Trois aliénations, une crise existentielle
Pour Baptiste Rappin, la modernité technicienne impose trois grandes formes de dépossession :
- Technique : l’outil ne sert plus l’homme, il le domine.
- Politique : les finalités du travail échappent aux travailleurs eux-mêmes.
- Ontologique : l’homme est absorbé dans un univers d’abstraction, déconnecté du réel, du corps, de la matière, de la communauté.
Cette rupture entre l’expérience vécue et l’information pilotée crée une crise du sens. Le travail n’est plus source de dignité ni d’accomplissement. Il devient contrainte, absurdité, désengagement.

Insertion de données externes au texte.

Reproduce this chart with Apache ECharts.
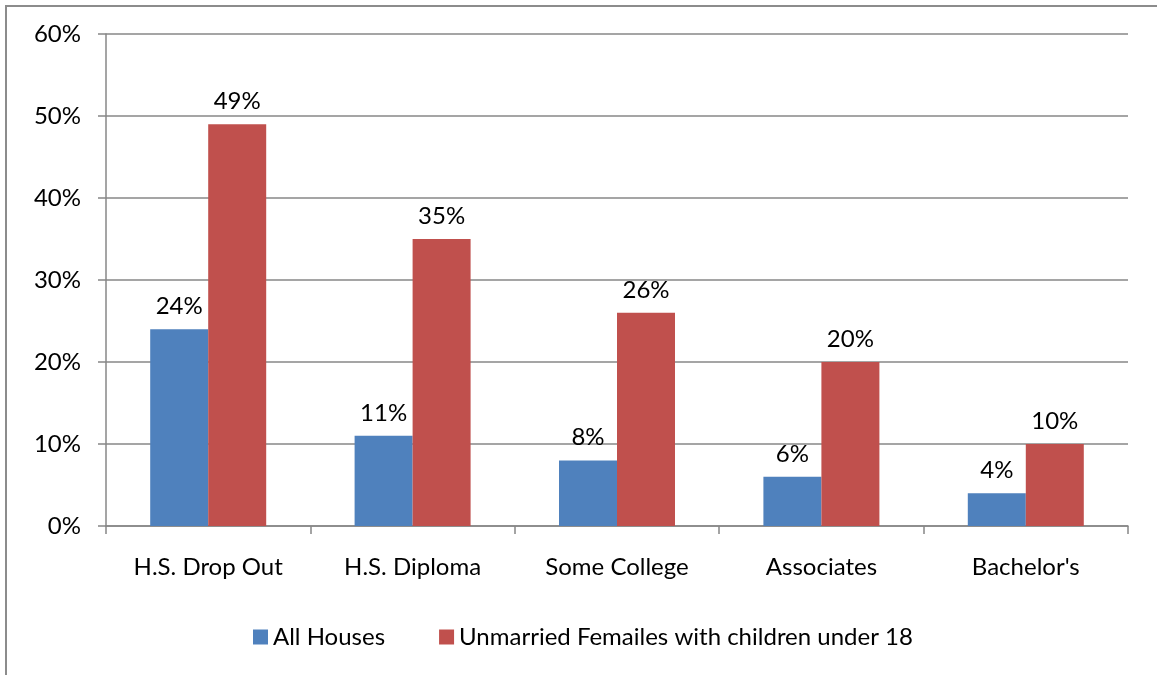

Mais tout n’est pas perdu. Rappin termine sur une note d’espoir. Les signes d’un mouvement de reconquête se multiplient : près de 90 % des salariés français songeraient à une reconversion, souvent dans l’artisanat ou dans des métiers concrets, incarnés, autonomes. Chez les moins de 35 ans, issus des milieux les plus diplômés, le désir d’un travail qui fasse sens se traduit de plus en plus par un rejet du système managérial abstrait.
Et si, comme l’espérait Gustave Thibon, un « retour au réel » était à l’œuvre ? Loin de la société de contrôle et du pilotage cybernétique, renaît peut-être une aspiration à retrouver la maîtrise de son geste, le goût de l’œuvre, la fierté du métier.